Would it be possible to write out each entry below exactly, without the pictures?
** start of Data in this exercise **
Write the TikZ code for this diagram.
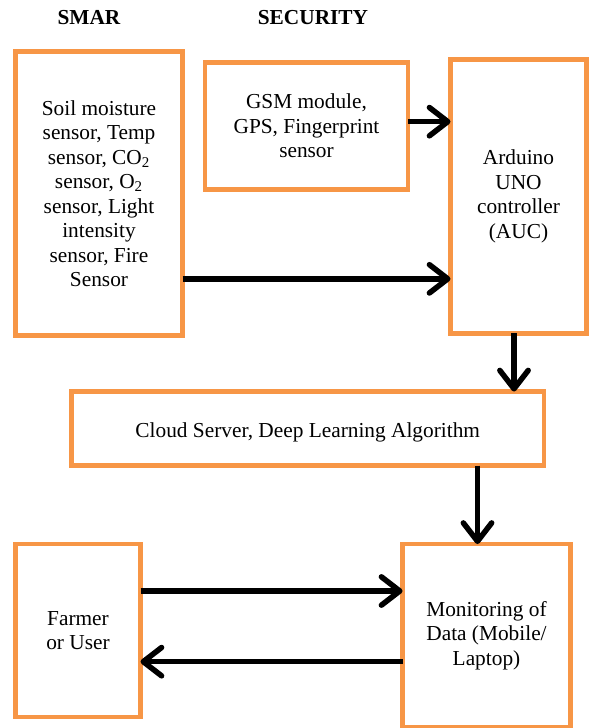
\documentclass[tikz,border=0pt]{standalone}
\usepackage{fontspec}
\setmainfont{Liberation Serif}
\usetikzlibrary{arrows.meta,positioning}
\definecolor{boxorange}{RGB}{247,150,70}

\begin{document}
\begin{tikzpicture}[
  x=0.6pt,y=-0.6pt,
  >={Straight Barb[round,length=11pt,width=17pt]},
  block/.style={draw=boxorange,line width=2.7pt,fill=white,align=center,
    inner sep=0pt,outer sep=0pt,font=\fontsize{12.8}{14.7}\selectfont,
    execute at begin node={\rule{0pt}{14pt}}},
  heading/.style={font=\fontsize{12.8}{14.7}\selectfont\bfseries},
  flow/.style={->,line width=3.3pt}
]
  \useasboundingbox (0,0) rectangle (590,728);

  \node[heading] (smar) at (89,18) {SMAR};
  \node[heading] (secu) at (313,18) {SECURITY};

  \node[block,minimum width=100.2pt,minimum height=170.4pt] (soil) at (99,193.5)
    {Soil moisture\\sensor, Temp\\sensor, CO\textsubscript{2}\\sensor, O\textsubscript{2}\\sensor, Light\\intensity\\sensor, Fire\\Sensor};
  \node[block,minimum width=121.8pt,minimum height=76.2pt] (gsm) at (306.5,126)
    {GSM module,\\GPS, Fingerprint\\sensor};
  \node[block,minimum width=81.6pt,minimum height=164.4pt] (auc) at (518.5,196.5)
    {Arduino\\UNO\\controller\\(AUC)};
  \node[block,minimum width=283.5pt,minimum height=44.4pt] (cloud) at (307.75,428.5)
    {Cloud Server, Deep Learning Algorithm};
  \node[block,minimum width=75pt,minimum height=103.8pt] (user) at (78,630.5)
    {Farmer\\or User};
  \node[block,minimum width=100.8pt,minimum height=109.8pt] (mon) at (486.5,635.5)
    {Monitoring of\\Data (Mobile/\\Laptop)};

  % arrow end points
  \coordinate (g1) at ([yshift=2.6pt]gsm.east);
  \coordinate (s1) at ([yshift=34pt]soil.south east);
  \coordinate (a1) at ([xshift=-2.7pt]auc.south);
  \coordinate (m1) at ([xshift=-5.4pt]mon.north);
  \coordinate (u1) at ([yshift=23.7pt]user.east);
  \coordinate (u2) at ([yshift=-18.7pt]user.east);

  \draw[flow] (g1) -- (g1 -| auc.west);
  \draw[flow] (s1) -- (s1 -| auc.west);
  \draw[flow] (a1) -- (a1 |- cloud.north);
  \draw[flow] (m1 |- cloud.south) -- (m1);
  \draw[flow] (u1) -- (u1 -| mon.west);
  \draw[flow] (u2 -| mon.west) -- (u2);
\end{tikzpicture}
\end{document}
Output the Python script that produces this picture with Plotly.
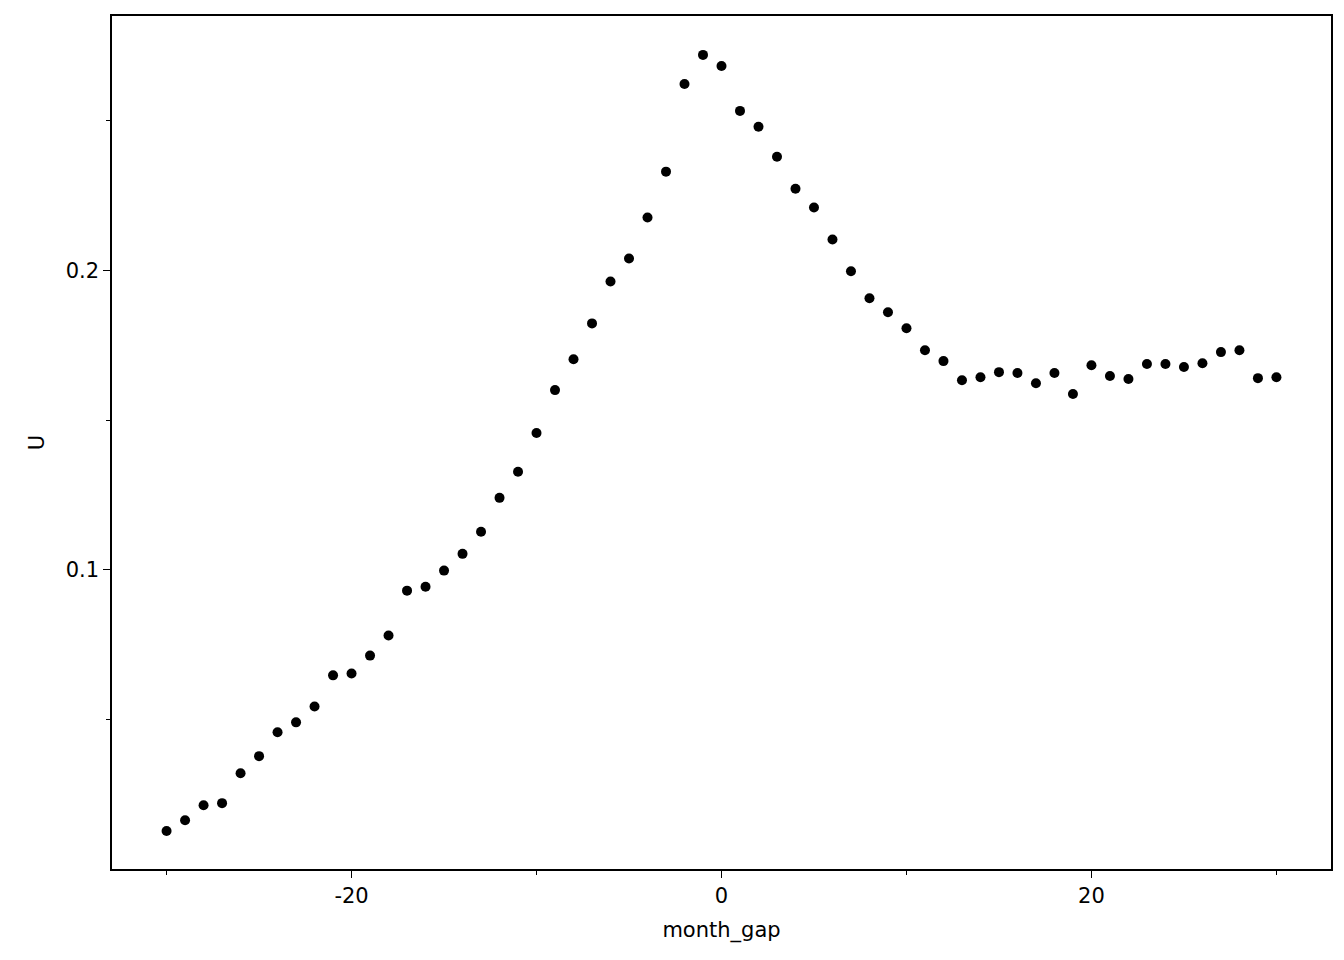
** end of Data in this exercise **
(Correct output)
Write the TikZ code for this diagram.
\documentclass[tikz,border=0pt]{standalone}
\usepackage{fontspec}
\setmainfont{Liberation Serif}
\usetikzlibrary{arrows.meta,positioning}
\definecolor{boxorange}{RGB}{247,150,70}

\begin{document}
\begin{tikzpicture}[
  x=0.6pt,y=-0.6pt,
  >={Straight Barb[round,length=11pt,width=17pt]},
  block/.style={draw=boxorange,line width=2.7pt,fill=white,align=center,
    inner sep=0pt,outer sep=0pt,font=\fontsize{12.8}{14.7}\selectfont,
    execute at begin node={\rule{0pt}{14pt}}},
  heading/.style={font=\fontsize{12.8}{14.7}\selectfont\bfseries},
  flow/.style={->,line width=3.3pt}
]
  \useasboundingbox (0,0) rectangle (590,728);

  \node[heading] (smar) at (89,18) {SMAR};
  \node[heading] (secu) at (313,18) {SECURITY};

  \node[block,minimum width=100.2pt,minimum height=170.4pt] (soil) at (99,193.5)
    {Soil moisture\\sensor, Temp\\sensor, CO\textsubscript{2}\\sensor, O\textsubscript{2}\\sensor, Light\\intensity\\sensor, Fire\\Sensor};
  \node[block,minimum width=121.8pt,minimum height=76.2pt] (gsm) at (306.5,126)
    {GSM module,\\GPS, Fingerprint\\sensor};
  \node[block,minimum width=81.6pt,minimum height=164.4pt] (auc) at (518.5,196.5)
    {Arduino\\UNO\\controller\\(AUC)};
  \node[block,minimum width=283.5pt,minimum height=44.4pt] (cloud) at (307.75,428.5)
    {Cloud Server, Deep Learning Algorithm};
  \node[block,minimum width=75pt,minimum height=103.8pt] (user) at (78,630.5)
    {Farmer\\or User};
  \node[block,minimum width=100.8pt,minimum height=109.8pt] (mon) at (486.5,635.5)
    {Monitoring of\\Data (Mobile/\\Laptop)};

  % arrow end points
  \coordinate (g1) at ([yshift=2.6pt]gsm.east);
  \coordinate (s1) at ([yshift=34pt]soil.south east);
  \coordinate (a1) at ([xshift=-2.7pt]auc.south);
  \coordinate (m1) at ([xshift=-5.4pt]mon.north);
  \coordinate (u1) at ([yshift=23.7pt]user.east);
  \coordinate (u2) at ([yshift=-18.7pt]user.east);

  \draw[flow] (g1) -- (g1 -| auc.west);
  \draw[flow] (s1) -- (s1 -| auc.west);
  \draw[flow] (a1) -- (a1 |- cloud.north);
  \draw[flow] (m1 |- cloud.south) -- (m1);
  \draw[flow] (u1) -- (u1 -| mon.west);
  \draw[flow] (u2 -| mon.west) -- (u2);
\end{tikzpicture}
\end{document}
Output the Python script that produces this picture with Plotly.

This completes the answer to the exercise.